Goose chase meme. In the first frame, the goose asks "all the data is encrypted?" In the second, the goose chases a person, asking "encrypted how and with whose keys, motherfucker?"
I'm migrating millons of encrypted credit cards from one platform to another (it's all in the same company, but different teams, different infra, etc).
I'm the one responsible for decrypting each card, preparing the data in a CSV, and encrypting that CSV for transit. Other guy is responsible for decrypting it, and loading it into the importer tool. The guy's technical lead wanted me to generate the pair of keys and send him the private key, since that way I didn't have to wait for the guy and "besides, it's all in the same company, we're like a family here".
Of course I didn't generate the key pair and told them that I didn't want to ever have access to the private key, but wow. That made me lose a lot of respect for that tech lead.
The fact that you have to enter your iCloud credentials directly into the app was a red flag.
Security PSA: Don’t enter passwords or other secrets for important accounts directly into a third party UI. This is why we have tokens and federated login. Third parties should never see your Google/Apple/whatever credentials.
Security PSA: Don’t enter passwords or other secrets for important accounts directly into a third party UI.

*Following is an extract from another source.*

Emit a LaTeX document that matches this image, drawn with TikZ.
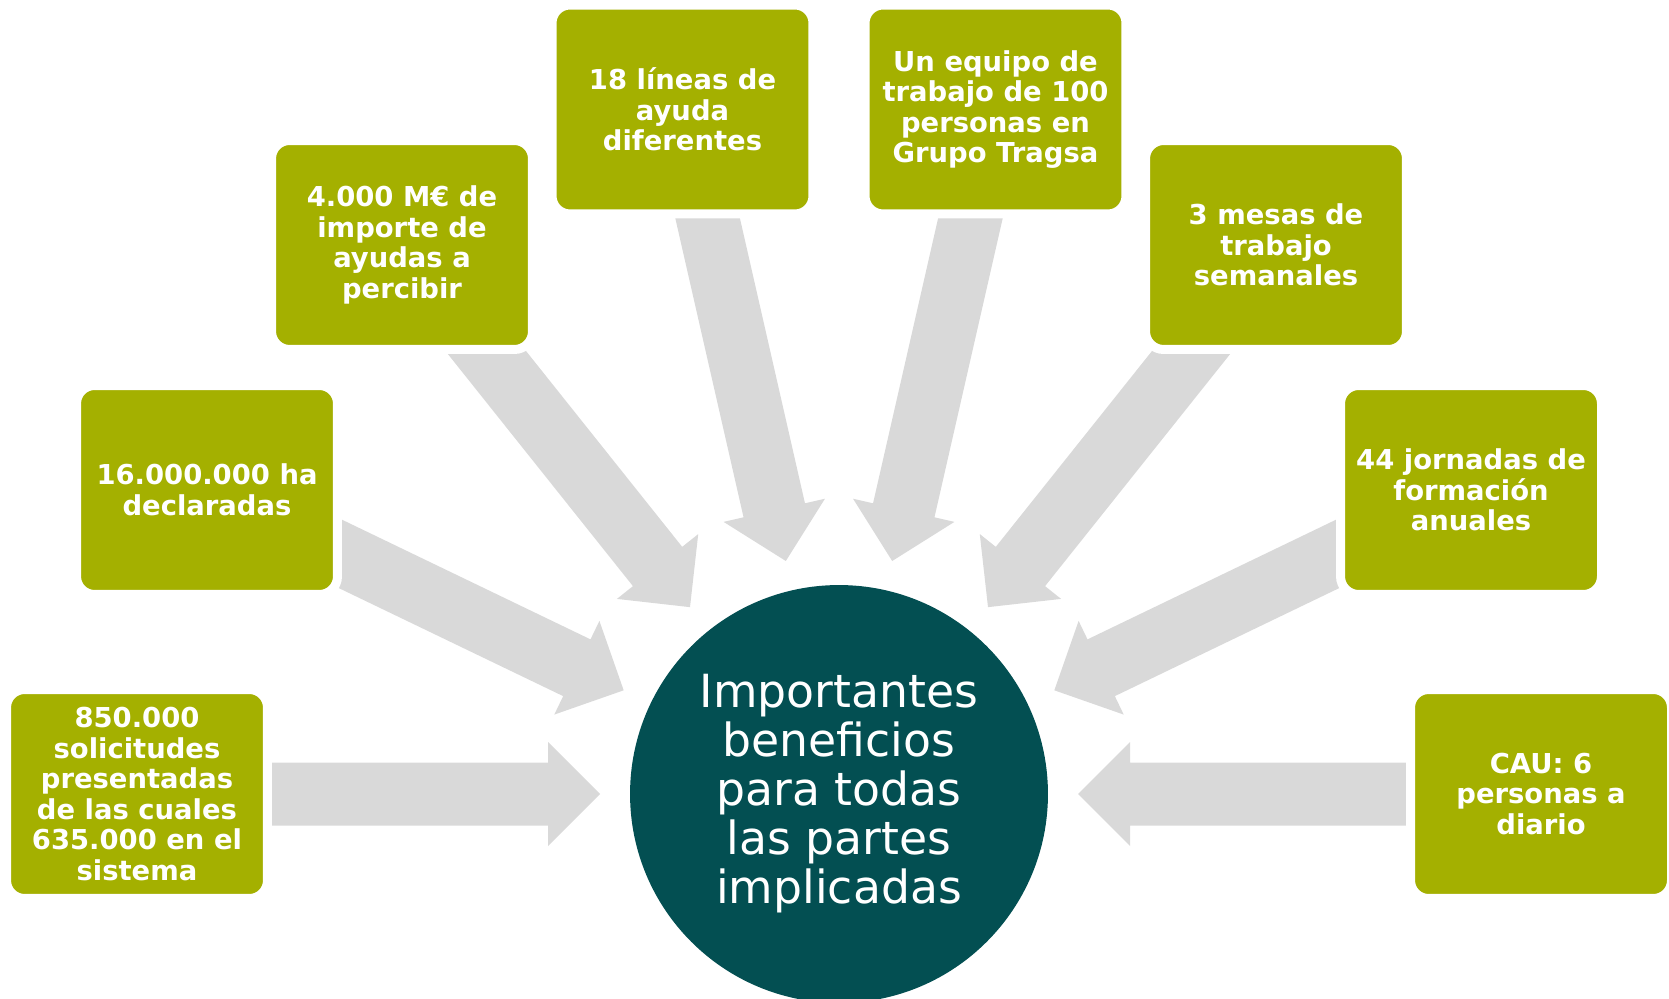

By chance, would you (or some other passerby) happen to know how this is handled with the Lemmy apps/interfaces? I've been mixed on using them since I'm unclear how they're handling this info.
Many chat apps actually use the Signal protocol for end to end encryption. This includes WhatsApp, Google Messages (RCS), Facebook Messenger, and Skype. iMessage doesn't seem to use it.
Correct according to whom? The word has a long history of being used with a singular verb. The dictionary indicates it is usually used with a singular verb. Only a small number of people insist on trying to override this.
Who cares if it is plural in Latin? Once something moves into a new language, it’s not beholden to the old language. We don’t use a plural verb with “spaghetti”. Germans borrowed the word “party” from English and they pluralize it as “partys” — they don’t need to follow our rules for what is now also their word.
Don’t give in to these people who claim that “data” is supposed to be plural. They are treating a personal preference as a fact.